⟨
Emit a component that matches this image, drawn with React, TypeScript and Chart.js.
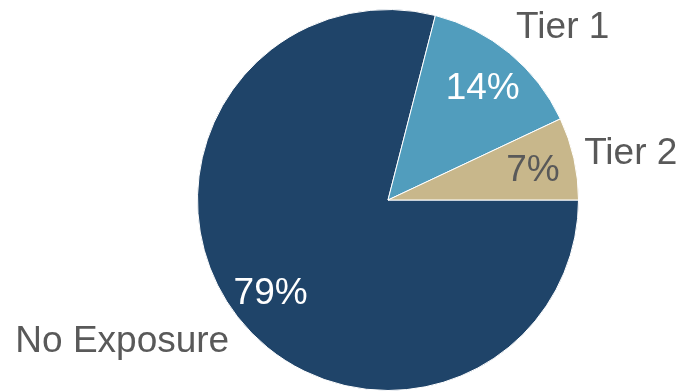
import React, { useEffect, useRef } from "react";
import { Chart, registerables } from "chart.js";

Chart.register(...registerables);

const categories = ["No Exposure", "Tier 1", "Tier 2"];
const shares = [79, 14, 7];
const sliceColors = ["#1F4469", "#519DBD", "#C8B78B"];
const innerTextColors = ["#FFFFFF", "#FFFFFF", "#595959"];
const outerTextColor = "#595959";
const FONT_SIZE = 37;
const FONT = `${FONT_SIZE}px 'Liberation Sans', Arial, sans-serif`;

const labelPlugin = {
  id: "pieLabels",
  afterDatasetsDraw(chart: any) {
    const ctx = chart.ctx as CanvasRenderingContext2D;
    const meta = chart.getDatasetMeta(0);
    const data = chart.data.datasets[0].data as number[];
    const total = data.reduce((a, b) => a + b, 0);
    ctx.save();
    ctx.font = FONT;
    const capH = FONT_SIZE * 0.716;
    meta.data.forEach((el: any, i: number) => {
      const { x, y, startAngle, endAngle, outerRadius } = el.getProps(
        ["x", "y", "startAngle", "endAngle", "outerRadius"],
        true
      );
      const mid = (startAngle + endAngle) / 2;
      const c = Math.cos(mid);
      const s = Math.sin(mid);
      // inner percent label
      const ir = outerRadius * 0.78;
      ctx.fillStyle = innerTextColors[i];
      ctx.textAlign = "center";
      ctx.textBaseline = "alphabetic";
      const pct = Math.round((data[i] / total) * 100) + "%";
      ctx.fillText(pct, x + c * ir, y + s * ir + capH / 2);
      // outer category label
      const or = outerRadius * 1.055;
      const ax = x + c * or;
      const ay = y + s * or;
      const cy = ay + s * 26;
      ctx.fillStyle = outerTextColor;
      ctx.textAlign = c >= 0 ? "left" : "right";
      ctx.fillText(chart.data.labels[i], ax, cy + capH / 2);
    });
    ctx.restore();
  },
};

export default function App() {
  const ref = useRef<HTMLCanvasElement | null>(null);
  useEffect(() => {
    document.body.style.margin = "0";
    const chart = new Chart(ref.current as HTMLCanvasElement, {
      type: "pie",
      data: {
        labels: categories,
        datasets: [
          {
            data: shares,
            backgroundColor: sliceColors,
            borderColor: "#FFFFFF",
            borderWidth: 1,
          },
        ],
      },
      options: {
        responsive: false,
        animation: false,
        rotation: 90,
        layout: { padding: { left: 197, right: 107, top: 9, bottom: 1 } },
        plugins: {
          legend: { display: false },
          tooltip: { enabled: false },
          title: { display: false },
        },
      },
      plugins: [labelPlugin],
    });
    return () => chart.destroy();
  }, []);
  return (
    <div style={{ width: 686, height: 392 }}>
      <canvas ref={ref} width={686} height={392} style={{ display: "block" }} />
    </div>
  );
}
⟩
⟨
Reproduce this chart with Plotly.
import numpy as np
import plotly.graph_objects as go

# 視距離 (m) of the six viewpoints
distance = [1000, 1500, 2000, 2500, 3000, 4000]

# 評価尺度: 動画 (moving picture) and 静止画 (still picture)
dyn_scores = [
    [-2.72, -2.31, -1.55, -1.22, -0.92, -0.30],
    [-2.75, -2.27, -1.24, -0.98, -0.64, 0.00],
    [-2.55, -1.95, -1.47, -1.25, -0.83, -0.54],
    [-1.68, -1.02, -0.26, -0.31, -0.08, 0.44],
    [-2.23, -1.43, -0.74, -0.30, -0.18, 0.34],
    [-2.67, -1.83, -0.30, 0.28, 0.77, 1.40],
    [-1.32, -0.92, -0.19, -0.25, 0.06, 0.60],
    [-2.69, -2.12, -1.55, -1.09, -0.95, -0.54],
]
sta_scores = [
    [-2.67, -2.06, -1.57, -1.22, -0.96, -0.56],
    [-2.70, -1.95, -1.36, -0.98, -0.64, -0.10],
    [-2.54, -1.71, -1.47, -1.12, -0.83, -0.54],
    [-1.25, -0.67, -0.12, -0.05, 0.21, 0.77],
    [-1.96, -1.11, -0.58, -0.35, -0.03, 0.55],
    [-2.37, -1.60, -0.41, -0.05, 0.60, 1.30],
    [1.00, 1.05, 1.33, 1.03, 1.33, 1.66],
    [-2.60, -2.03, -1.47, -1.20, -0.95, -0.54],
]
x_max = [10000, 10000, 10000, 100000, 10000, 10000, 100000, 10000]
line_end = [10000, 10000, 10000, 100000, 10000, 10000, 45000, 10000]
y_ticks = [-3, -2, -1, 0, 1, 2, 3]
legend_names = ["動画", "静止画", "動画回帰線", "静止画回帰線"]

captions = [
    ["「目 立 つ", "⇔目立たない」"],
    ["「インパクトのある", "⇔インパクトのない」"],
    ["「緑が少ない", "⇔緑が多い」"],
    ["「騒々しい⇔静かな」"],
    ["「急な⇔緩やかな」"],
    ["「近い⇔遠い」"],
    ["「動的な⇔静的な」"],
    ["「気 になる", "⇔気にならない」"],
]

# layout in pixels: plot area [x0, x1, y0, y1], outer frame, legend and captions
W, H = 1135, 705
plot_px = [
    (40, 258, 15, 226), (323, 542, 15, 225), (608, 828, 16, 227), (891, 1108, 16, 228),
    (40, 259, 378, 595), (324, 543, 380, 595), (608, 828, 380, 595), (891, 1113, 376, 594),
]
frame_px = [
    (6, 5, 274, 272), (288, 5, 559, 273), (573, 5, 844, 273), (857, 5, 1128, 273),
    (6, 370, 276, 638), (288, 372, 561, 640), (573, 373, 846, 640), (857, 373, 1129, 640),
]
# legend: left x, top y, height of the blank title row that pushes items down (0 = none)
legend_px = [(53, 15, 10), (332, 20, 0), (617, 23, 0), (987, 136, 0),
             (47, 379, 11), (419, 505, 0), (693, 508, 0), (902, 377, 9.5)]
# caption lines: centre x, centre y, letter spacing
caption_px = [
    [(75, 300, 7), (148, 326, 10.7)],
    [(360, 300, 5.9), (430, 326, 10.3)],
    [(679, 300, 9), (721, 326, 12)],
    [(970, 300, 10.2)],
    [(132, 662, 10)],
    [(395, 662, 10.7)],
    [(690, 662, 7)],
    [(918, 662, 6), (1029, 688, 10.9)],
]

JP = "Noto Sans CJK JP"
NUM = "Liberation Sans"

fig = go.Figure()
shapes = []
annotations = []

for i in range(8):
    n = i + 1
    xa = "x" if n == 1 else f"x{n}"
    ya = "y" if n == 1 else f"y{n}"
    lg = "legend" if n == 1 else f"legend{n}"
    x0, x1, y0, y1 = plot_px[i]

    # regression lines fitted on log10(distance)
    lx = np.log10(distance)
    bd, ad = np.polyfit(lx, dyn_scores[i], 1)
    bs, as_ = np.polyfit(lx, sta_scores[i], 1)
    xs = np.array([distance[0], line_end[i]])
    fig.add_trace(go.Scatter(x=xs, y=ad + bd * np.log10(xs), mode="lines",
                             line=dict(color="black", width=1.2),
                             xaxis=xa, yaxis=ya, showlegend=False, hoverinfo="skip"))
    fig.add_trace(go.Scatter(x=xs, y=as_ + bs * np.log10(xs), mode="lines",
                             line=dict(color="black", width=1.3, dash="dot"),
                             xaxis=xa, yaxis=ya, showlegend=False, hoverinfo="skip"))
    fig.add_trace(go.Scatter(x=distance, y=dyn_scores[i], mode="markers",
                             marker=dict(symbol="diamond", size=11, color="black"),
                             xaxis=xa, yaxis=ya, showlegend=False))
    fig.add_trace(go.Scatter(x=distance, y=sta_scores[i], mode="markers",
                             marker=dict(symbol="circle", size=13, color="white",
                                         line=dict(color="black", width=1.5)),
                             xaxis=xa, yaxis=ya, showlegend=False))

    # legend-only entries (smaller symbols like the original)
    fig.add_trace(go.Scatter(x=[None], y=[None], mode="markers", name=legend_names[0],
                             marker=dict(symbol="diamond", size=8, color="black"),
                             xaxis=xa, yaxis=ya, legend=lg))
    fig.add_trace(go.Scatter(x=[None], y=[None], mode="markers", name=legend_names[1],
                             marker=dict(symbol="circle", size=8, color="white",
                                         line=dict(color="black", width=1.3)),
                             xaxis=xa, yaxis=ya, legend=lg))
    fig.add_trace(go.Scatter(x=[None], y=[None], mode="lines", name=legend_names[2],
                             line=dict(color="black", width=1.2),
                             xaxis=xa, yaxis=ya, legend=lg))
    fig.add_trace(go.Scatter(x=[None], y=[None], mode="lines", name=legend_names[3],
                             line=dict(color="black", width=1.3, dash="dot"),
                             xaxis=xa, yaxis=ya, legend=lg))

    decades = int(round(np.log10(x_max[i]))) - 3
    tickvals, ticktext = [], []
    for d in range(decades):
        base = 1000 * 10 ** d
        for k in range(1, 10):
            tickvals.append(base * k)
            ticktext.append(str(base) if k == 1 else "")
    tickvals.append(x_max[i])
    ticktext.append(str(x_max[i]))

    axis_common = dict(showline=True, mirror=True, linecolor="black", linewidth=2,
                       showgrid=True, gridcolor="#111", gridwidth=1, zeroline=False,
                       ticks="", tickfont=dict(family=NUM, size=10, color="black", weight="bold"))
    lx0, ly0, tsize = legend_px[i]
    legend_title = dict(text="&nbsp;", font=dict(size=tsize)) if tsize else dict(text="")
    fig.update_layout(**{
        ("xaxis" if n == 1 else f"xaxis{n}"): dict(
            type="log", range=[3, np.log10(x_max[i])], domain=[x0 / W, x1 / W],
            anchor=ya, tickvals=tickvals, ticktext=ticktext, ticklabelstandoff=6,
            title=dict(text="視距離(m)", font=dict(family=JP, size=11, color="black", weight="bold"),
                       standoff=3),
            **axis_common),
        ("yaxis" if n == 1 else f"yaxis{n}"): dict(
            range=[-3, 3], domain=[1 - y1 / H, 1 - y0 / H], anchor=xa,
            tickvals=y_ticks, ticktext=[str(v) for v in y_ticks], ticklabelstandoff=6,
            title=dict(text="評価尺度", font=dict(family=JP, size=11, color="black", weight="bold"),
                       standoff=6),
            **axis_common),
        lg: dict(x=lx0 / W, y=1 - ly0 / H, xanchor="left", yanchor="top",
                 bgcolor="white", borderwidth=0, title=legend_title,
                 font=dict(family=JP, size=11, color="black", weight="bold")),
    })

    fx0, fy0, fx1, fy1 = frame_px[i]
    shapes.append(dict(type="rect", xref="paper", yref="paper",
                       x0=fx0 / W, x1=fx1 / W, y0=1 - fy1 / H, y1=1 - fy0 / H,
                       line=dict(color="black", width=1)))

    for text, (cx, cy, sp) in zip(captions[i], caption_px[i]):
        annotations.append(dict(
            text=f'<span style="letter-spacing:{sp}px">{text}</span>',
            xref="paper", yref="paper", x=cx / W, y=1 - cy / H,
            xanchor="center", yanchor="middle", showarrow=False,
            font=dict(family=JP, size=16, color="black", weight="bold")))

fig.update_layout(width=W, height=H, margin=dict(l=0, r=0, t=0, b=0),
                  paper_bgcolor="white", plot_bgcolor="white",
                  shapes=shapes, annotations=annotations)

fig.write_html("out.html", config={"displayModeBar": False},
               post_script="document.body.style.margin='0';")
⟩
Quote the data above exactly from the line with "Emit a component" to the line with "Chart.register(...registerables);", both ends counted, and nothing else. Pictures don't go in.

**Finished answer:**
Emit a component that matches this image, drawn with React, TypeScript and Chart.js.
import React, { useEffect, useRef } from "react";
import { Chart, registerables } from "chart.js";

Chart.register(...registerables);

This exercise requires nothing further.